After 179 years since it was first discovered, Shreveport has its first black female Mayor.
Ollie Tyler was named the city’s 48th Mayor in December 2014 after spending 43 years in education.
“I think for those who come behind me as African Americans, it does give them hope, and it does give them inspiration that this is a place they can end up in as mayor of Shreveport, particularly women,” she said.
Born in Louisiana she received a Bachelor of Science degree from Grambling State University and a Master of Education degree from Louisiana State University. Tyler was appointed as the first black woman to serve as Superintendent of Schools for Caddo Parish Public School System, which consisted of 44,000 students.

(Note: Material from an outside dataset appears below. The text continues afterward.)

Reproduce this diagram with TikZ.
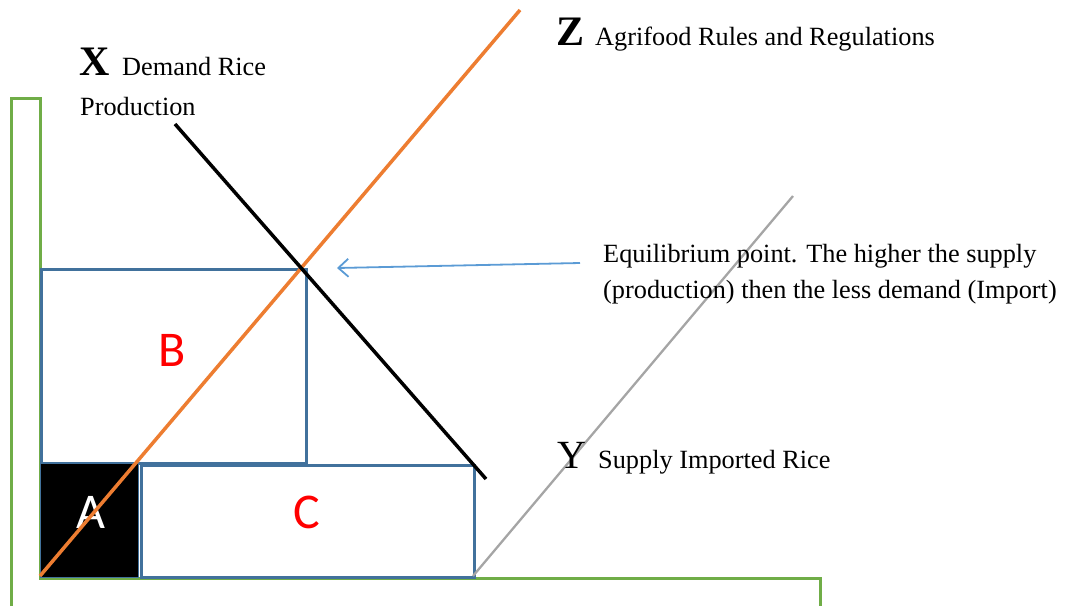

She retired from the Louisiana Department of Education in 2012.
Vowing to lower crime, increase the city’s reserves and beautify neighborhoods, Tyler won a runoff election for Mayor with 65% of the vote against a white female lawyer 15 years younger. Surprisingly, she has never served as an elected official.
During her political race, a piece of her past resurfaced and it was revealed that the now mayor fatally shot her abusive husband in 1968. Hoping to avoid bringing up the once complicated time, Tyler said she was never indicted and said the killing was ruled an “accidental and justifiable homicide.”
She went on to become a teacher, Caddo Parish’s director of middle schools, the parish’s deputy superintendent, New Orleans city schools’ deputy superintendent, superintendent of Caddo Parish Public Schools, Louisiana’s deputy superintendent of education and acting state superintendent of education.
She outlines the vision for the growing city, alluding to making it an affordable safe environment, an economic opportunity, educational attainment/training and a good quality of life.